_Required task_
Leave the pictures out and retype the lines from the beginning through the line with "below=5.8pt of viden]", both ends included.
>> Start Data shown
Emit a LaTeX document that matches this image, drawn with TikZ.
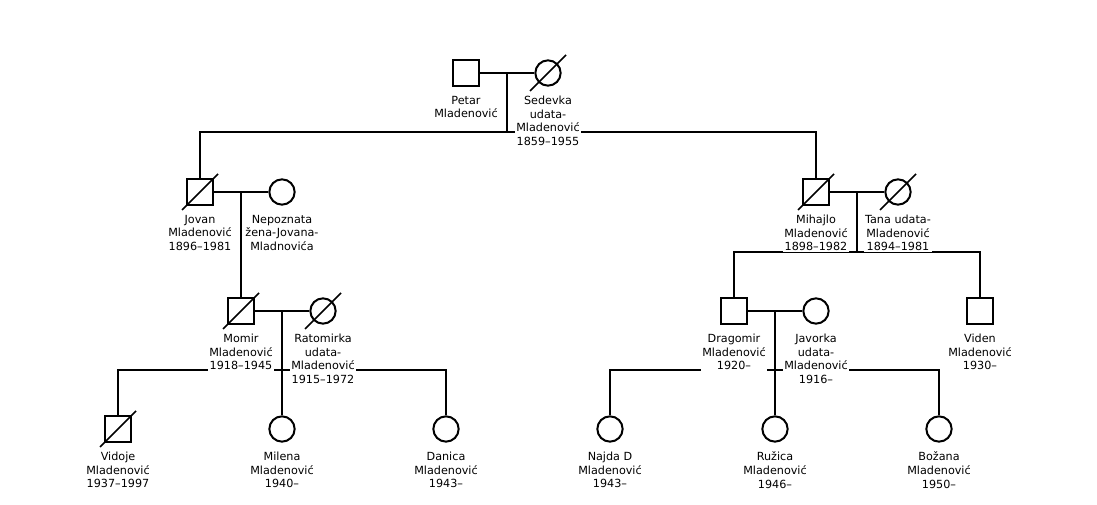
\documentclass[tikz,border=0pt]{standalone}
\usepackage{fontspec}
\setmainfont{DejaVu Sans}
\usetikzlibrary{positioning,backgrounds,calc}

\tikzset{
  male/.style={draw, rectangle, minimum size=19pt, inner sep=0pt, line width=1.5pt},
  female/.style={draw, circle, minimum size=19pt, inner sep=0pt, line width=1.5pt},
  who/.style={font=\fontsize{8.4}{10.2}\selectfont, align=center, fill=white, inner sep=1pt},
  line/.style={line width=1.5pt},
  rip/.style={line width=1.3pt},
}

\begin{document}
\begin{tikzpicture}[x=0.75pt,y=-0.75pt]
\useasboundingbox (0,0) rectangle (1097,505);

% generation 1
\node[male] (petar) at (466,73) {};
\node[female] (sedevka) at (548,73) {};
\node[who, below=5.8pt of petar] (petarL) {Petar\\Mladenović};
\node[who, below=5.8pt of sedevka] (sedevkaL) {Sedevka\\udata-\\Mladenović\\1859–1955};

% generation 2
\node[male] (jovan) at (200,192) {};
\node[female] (nepoznata) at (282,192) {};
\node[male] (mihajlo) at (816,192) {};
\node[female] (tana) at (898,192) {};
\node[who, below=5.8pt of jovan] (jovanL) {Jovan\\Mladenović\\1896–1981};
\node[who, below=5.8pt of nepoznata] (nepoznataL) {Nepoznata\\žena-Jovana-\\Mladnovića};
\node[who, below=5.8pt of mihajlo] (mihajloL) {Mihajlo\\Mladenović\\1898–1982};
\node[who, below=5.8pt of tana] (tanaL) {Tana udata-\\Mladenović\\1894–1981};

% generation 3
\node[male] (momir) at (241,311) {};
\node[female] (ratomirka) at (323,311) {};
\node[male] (dragomir) at (734,311) {};
\node[female] (javorka) at (816,311) {};
\node[male] (viden) at (980,311) {};
\node[who, below=5.8pt of momir] (momirL) {Momir\\Mladenović\\1918–1945};
\node[who, below=5.8pt of ratomirka] (ratomirkaL) {Ratomirka\\udata-\\Mladenović\\1915–1972};
\node[who, below=5.8pt of dragomir] (dragomirL) {Dragomir\\Mladenović\\1920–};
\node[who, below=5.8pt of javorka] (javorkaL) {Javorka\\udata-\\Mladenović\\1916–};
\node[who, below=5.8pt of viden] (videnL) {Viden\\Mladenović\\1930–};

% generation 4
\node[male] (vidoje) at (118,429) {};
\node[female] (milena) at (282,429) {};
\node[female] (danica) at (446,429) {};
\node[female] (najda) at (610,429) {};
\node[female] (ruzica) at (775,429) {};
\node[female] (bozana) at (939,429) {};
\node[who, below=5.8pt of vidoje] (vidojeL) {Vidoje\\Mladenović\\1937–1997};
\node[who, below=5.8pt of milena] (milenaL) {Milena\\Mladenović\\1940–};
\node[who, below=5.8pt of danica] (danicaL) {Danica\\Mladenović\\1943–};
\node[who, below=5.8pt of najda] (najdaL) {Najda D\\Mladenović\\1943–};
\node[who, below=5.8pt of ruzica] (ruzicaL) {Ružica\\Mladenović\\1946–};
\node[who, below=5.8pt of bozana] (bozanaL) {Božana\\Mladenović\\1950–};

% deceased
\draw[rip] ([shift={(-18,18)}]sedevka.center) -- ([shift={(18,-18)}]sedevka.center);
\draw[rip] ([shift={(-18,18)}]jovan.center) -- ([shift={(18,-18)}]jovan.center);
\draw[rip] ([shift={(-18,18)}]mihajlo.center) -- ([shift={(18,-18)}]mihajlo.center);
\draw[rip] ([shift={(-18,18)}]tana.center) -- ([shift={(18,-18)}]tana.center);
\draw[rip] ([shift={(-18,18)}]momir.center) -- ([shift={(18,-18)}]momir.center);
\draw[rip] ([shift={(-18,18)}]ratomirka.center) -- ([shift={(18,-18)}]ratomirka.center);
\draw[rip] ([shift={(-18,18)}]vidoje.center) -- ([shift={(18,-18)}]vidoje.center);

\begin{scope}[on background layer]
% Petar + Sedevka
\draw[line] (petar) -- (sedevka);
\coordinate (m1) at ($(petar)!0.5!(sedevka)$);
\coordinate (s1) at (0,132);
\draw[line] (m1) -- (m1 |- s1);
\draw[line] (jovan.north) -- (jovan |- s1) -- (mihajlo |- s1) -- (mihajlo.north);

% Jovan + Nepoznata
\draw[line] (jovan) -- (nepoznata);
\coordinate (m2) at ($(jovan)!0.5!(nepoznata)$);
\draw[line] (m2) -- (momir.north);

% Mihajlo + Tana
\draw[line] (mihajlo) -- (tana);
\coordinate (m3) at ($(mihajlo)!0.5!(tana)$);
\coordinate (s3) at (0,252);
\draw[line] (m3) -- (m3 |- s3);
\draw[line] (dragomir.north) -- (dragomir |- s3) -- (viden |- s3) -- (viden.north);

% Momir + Ratomirka
\draw[line] (momir) -- (ratomirka);
\coordinate (m4) at ($(momir)!0.5!(ratomirka)$);
\coordinate (s4) at (0,370);
\draw[line] (m4) -- (milena.north);
\draw[line] (vidoje.north) -- (vidoje |- s4) -- (danica |- s4) -- (danica.north);

% Dragomir + Javorka
\draw[line] (dragomir) -- (javorka);
\coordinate (m5) at ($(dragomir)!0.5!(javorka)$);
\draw[line] (m5) -- (ruzica.north);
\draw[line] (najda.north) -- (najda |- s4) -- (bozana |- s4) -- (bozana.north);
\end{scope}
\end{tikzpicture}
\end{document}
>> End Data shown
_Answer to this problem_
Emit a LaTeX document that matches this image, drawn with TikZ.
\documentclass[tikz,border=0pt]{standalone}
\usepackage{fontspec}
\setmainfont{DejaVu Sans}
\usetikzlibrary{positioning,backgrounds,calc}

\tikzset{
  male/.style={draw, rectangle, minimum size=19pt, inner sep=0pt, line width=1.5pt},
  female/.style={draw, circle, minimum size=19pt, inner sep=0pt, line width=1.5pt},
  who/.style={font=\fontsize{8.4}{10.2}\selectfont, align=center, fill=white, inner sep=1pt},
  line/.style={line width=1.5pt},
  rip/.style={line width=1.3pt},
}

\begin{document}
\begin{tikzpicture}[x=0.75pt,y=-0.75pt]
\useasboundingbox (0,0) rectangle (1097,505);

% generation 1
\node[male] (petar) at (466,73) {};
\node[female] (sedevka) at (548,73) {};
\node[who, below=5.8pt of petar] (petarL) {Petar\\Mladenović};
\node[who, below=5.8pt of sedevka] (sedevkaL) {Sedevka\\udata-\\Mladenović\\1859–1955};

% generation 2
\node[male] (jovan) at (200,192) {};
\node[female] (nepoznata) at (282,192) {};
\node[male] (mihajlo) at (816,192) {};
\node[female] (tana) at (898,192) {};
\node[who, below=5.8pt of jovan] (jovanL) {Jovan\\Mladenović\\1896–1981};
\node[who, below=5.8pt of nepoznata] (nepoznataL) {Nepoznata\\žena-Jovana-\\Mladnovića};
\node[who, below=5.8pt of mihajlo] (mihajloL) {Mihajlo\\Mladenović\\1898–1982};
\node[who, below=5.8pt of tana] (tanaL) {Tana udata-\\Mladenović\\1894–1981};

% generation 3
\node[male] (momir) at (241,311) {};
\node[female] (ratomirka) at (323,311) {};
\node[male] (dragomir) at (734,311) {};
\node[female] (javorka) at (816,311) {};
\node[male] (viden) at (980,311) {};
\node[who, below=5.8pt of momir] (momirL) {Momir\\Mladenović\\1918–1945};
\node[who, below=5.8pt of ratomirka] (ratomirkaL) {Ratomirka\\udata-\\Mladenović\\1915–1972};
\node[who, below=5.8pt of dragomir] (dragomirL) {Dragomir\\Mladenović\\1920–};
\node[who, below=5.8pt of javorka] (javorkaL) {Javorka\\udata-\\Mladenović\\1916–};
\node[who, below=5.8pt of viden] (videnL) {Viden\\Mladenović\\1930–};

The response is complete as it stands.